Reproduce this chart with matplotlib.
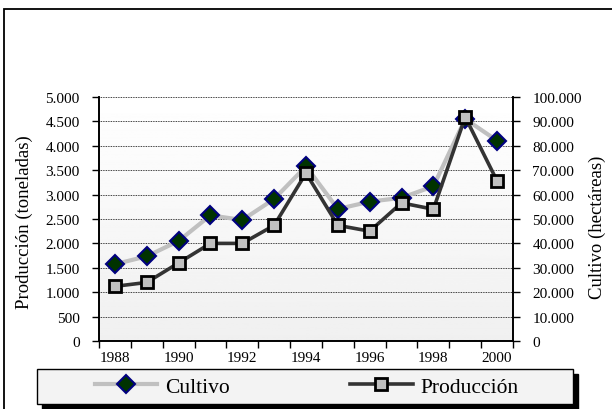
import matplotlib
matplotlib.use("Agg")
import matplotlib.pyplot as plt
import numpy as np
from matplotlib.patches import Rectangle
from matplotlib.lines import Line2D
from matplotlib.ticker import FuncFormatter, MultipleLocator

# ---------------------------------------------------------------------------
# Data
# ---------------------------------------------------------------------------
years = [1988, 1989, 1990, 1991, 1992, 1993, 1994,
         1995, 1996, 1997, 1998, 1999, 2000]
cultivo_ha = [31500, 34700, 41000, 51500, 49600, 58200, 71600,
              54100, 57100, 58700, 63400, 91000, 82100]
produccion_t = [1120, 1200, 1600, 2000, 2000, 2370, 3440,
                2370, 2250, 2830, 2700, 4590, 3280]
year_labels = [str(y) if (y - years[0]) % 2 == 0 else "" for y in years]

plt.rcParams.update({
    "font.family": ["Liberation Serif", "DejaVu Serif"],
    "font.size": 10,
})

W, H = 612, 410


def fx(px):
    return px / W


def fy(py):
    return 1 - py / H


def thousands(v, pos=None):
    return f"{int(round(v)):,}".replace(",", ".")


fig = plt.figure(figsize=(W / 100, H / 100), dpi=100)

# outer chart border (clipped at right / bottom like the reference)
fig.patches.append(Rectangle((fx(4), -0.1), 1.2, fy(10) + 0.1,
                             transform=fig.transFigure, fill=False,
                             edgecolor="black", linewidth=1.3))

pos = [fx(99), fy(342), fx(513) - fx(99), fy(98) - fy(342)]

# gradient plot background
bg = fig.add_axes(pos, zorder=0)
grad = np.linspace(1.0, 0.94, 256).reshape(-1, 1)
bg.imshow(grad, cmap="gray", vmin=0, vmax=1, aspect="auto",
          extent=[0, 1, 0, 1], origin="upper")
bg.set_axis_off()

ax = fig.add_axes(pos, zorder=2)
ax2 = ax.twinx()
ax2.set_zorder(1)
ax.patch.set_visible(False)
ax2.patch.set_visible(False)

x = np.arange(len(years))

# Cultivo (right axis)
ax2.plot(x, cultivo_ha, color="#c0c0c0", linewidth=3,
         marker="D", markersize=9, markerfacecolor="#003300",
         markeredgecolor="#000080", markeredgewidth=1.5, zorder=3)
# Producción (left axis)
ax.plot(x, produccion_t, color="#333333", linewidth=2.6,
        marker="s", markersize=8, markerfacecolor="#c0c0c0",
        markeredgecolor="black", markeredgewidth=2, zorder=3)

ax.set_xlim(-0.5, len(years) - 0.5)
ax.set_ylim(0, 5000)
ax2.set_ylim(0, 100000)

ax.yaxis.set_major_locator(MultipleLocator(500))
ax2.yaxis.set_major_locator(MultipleLocator(10000))
ax.yaxis.set_major_formatter(FuncFormatter(thousands))
ax2.yaxis.set_major_formatter(FuncFormatter(thousands))

ax2.set_axisbelow(True)
ax2.grid(axis="y", color="black", linestyle=(0, (1, 1)), linewidth=0.6)

ax.set_xticks(x)
ax.set_xticklabels(year_labels)
ax.set_xticks(np.arange(-0.5, len(years)), minor=True)
ax.tick_params(axis="x", which="major", length=0, pad=7, labelsize=11)
ax.tick_params(axis="x", which="minor", length=5, width=1, direction="out")
ax.tick_params(axis="y", length=5, width=1, pad=9, labelsize=11)
ax2.tick_params(axis="y", length=5, width=1, pad=9, labelsize=11)

for a in (ax, ax2):
    a.spines["top"].set_visible(False)
    for s in ("left", "right", "bottom"):
        a.spines[s].set_linewidth(1.2)

fig.text(fx(24), fy(222), "Producción (toneladas)", rotation=90,
         ha="center", va="center", fontsize=13.5)
fig.text(fx(597), fy(227), "Cultivo (hectáreas)", rotation=90,
         ha="center", va="center", fontsize=13.5)

# legend box with black drop shadow
fig.patches.append(Rectangle((fx(42), fy(411)), fx(578) - fx(42),
                             fy(375) - fy(411), transform=fig.transFigure,
                             facecolor="black", edgecolor="black", zorder=3))
fig.patches.append(Rectangle((fx(37), fy(405)), fx(573) - fx(37),
                             fy(370) - fy(405), transform=fig.transFigure,
                             facecolor="#f3f3f3", edgecolor="black",
                             linewidth=1, zorder=4))

handles = [
    Line2D([], [], color="#c0c0c0", linewidth=3, marker="D", markersize=9,
           markerfacecolor="#003300", markeredgecolor="#000080",
           markeredgewidth=1.5),
    Line2D([], [], color="#333333", linewidth=2.6, marker="s", markersize=8,
           markerfacecolor="#c0c0c0", markeredgecolor="black",
           markeredgewidth=2),
]
leg = fig.legend(handles, ["Cultivo", "Producción"], ncol=2,
                 loc="center left", bbox_to_anchor=(fx(95), fy(387.5)),
                 frameon=False, fontsize=15.5, handlelength=2.9,
                 handletextpad=0.35, columnspacing=5.6, borderpad=0,
                 borderaxespad=0)
leg.set_zorder(5)

fig.savefig("out.png", dpi=100)
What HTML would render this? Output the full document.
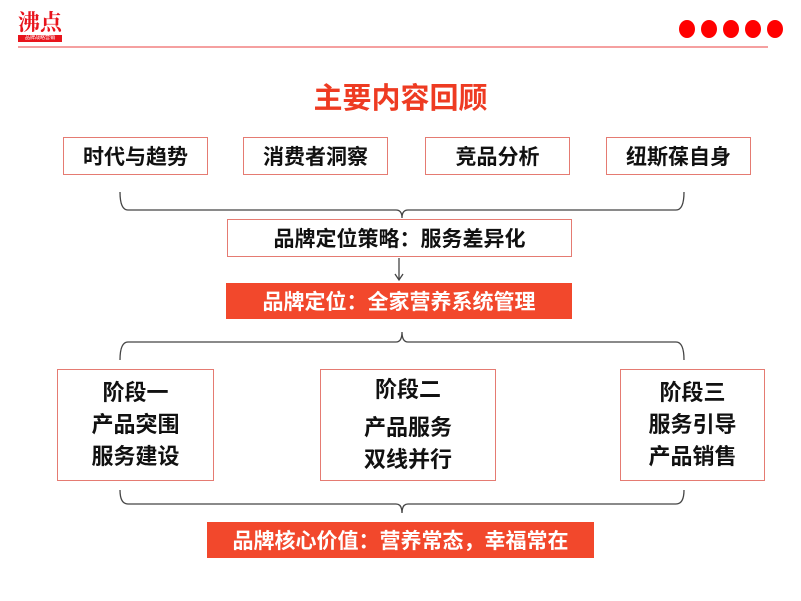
<!DOCTYPE html>
<html><head><meta charset="utf-8"><style>
body{margin:0;width:801px;height:601px;background:#fff;position:relative;overflow:hidden;font-family:"Liberation Sans","Noto Sans CJK SC",sans-serif}
.a{position:absolute;box-sizing:border-box}
.b{border:1.5px solid #e57b72;background:#fff;display:flex;align-items:center;justify-content:center;color:#111;font-size:21px;font-weight:bold}
.o{background:#f2482c;color:#fff;display:flex;align-items:center;justify-content:center;font-size:21px;font-weight:bold}
.dot{width:16px;height:18px;border-radius:50%;background:#f00;top:20px}
.ph{flex-direction:column;font-size:22px;line-height:32px}
</style></head><body>
<div class="a" style="left:18px;top:9px;font-family:'Noto Serif CJK SC',serif;font-size:22px;color:#e8141c;font-weight:bold;line-height:26px">沸点</div>
<div class="a" style="left:18px;top:35px;width:44px;height:7px;background:#e8141c;color:#fff;font-size:5px;line-height:7px;text-align:center;overflow:hidden">品牌战略营销</div>
<div class="a" style="left:18px;top:46px;width:750px;height:2px;background:#f5a0a0"></div>
<div class="a dot" style="left:679px"></div>
<div class="a dot" style="left:701px"></div>
<div class="a dot" style="left:723px"></div>
<div class="a dot" style="left:745px"></div>
<div class="a dot" style="left:767px"></div>
<div class="a" style="left:0;width:801px;top:80px;text-align:center;font-size:29px;font-weight:bold;color:#ee3b22;line-height:38px">主要内容回顾</div>

<div class="a b" style="left:63px;top:137px;width:145px;height:38px">时代与趋势</div>
<div class="a b" style="left:243px;top:137px;width:145px;height:38px">消费者洞察</div>
<div class="a b" style="left:425px;top:137px;width:145px;height:38px">竞品分析</div>
<div class="a b" style="left:606px;top:137px;width:145px;height:38px">纽斯葆自身</div>

<svg class="a" style="left:0;top:0" width="801" height="601" fill="none" stroke="#444" stroke-width="1.3">
<path d="M120 192 Q120 210 128 210 L396 210 Q402 210 402 218 Q402 210 408 210 L676 210 Q684 210 684 192"/>
<path d="M399 258 L399 279 M395 274 L399 280 L403 274"/>
<path d="M120 360 Q120 342 128 342 L396 342 Q402 342 402 332 Q402 342 408 342 L676 342 Q684 342 684 360"/>
<path d="M120 490 Q120 504 128 504 L396 504 Q402 504 402 513 Q402 504 408 504 L676 504 Q684 504 684 490"/>
</svg>

<div class="a b" style="left:227px;top:219px;width:345px;height:38px">品牌定位策略：服务差异化</div>
<div class="a o" style="left:226px;top:283px;width:346px;height:36px">品牌定位：全家营养系统管理</div>

<div class="a b ph" style="left:57px;top:369px;width:157px;height:112px"><span>阶段一</span><span>产品突围</span><span>服务建设</span></div>
<div class="a b ph" style="left:320px;top:369px;width:176px;height:112px"><span>阶段二</span><span style="margin-top:6px">产品服务</span><span>双线并行</span></div>
<div class="a b ph" style="left:620px;top:369px;width:145px;height:112px"><span>阶段三</span><span>服务引导</span><span>产品销售</span></div>

<div class="a o" style="left:207px;top:522px;width:387px;height:36px">品牌核心价值：营养常态，幸福常在</div>
</body></html>
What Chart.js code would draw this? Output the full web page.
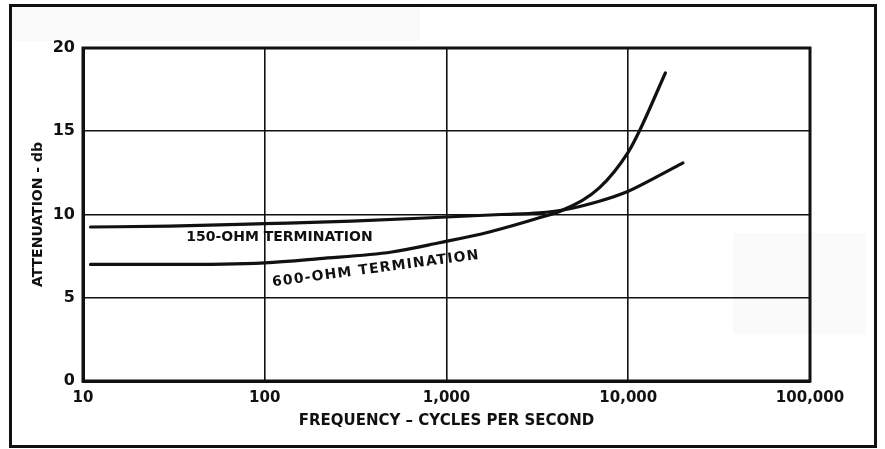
────────────────
REQUIRED TASK
Every line from the start of the listing above through the line with "from matplotlib.ticker import" should be repeated exactly; skip the pictures and add nothing else.

ANSWER BELOW
Reproduce this chart with matplotlib.
import matplotlib
matplotlib.use("Agg")
import matplotlib.pyplot as plt
import numpy as np
from matplotlib.patches import Rectangle
from matplotlib.lines import Line2D
from matplotlib.ticker import FuncFormatter, MultipleLocator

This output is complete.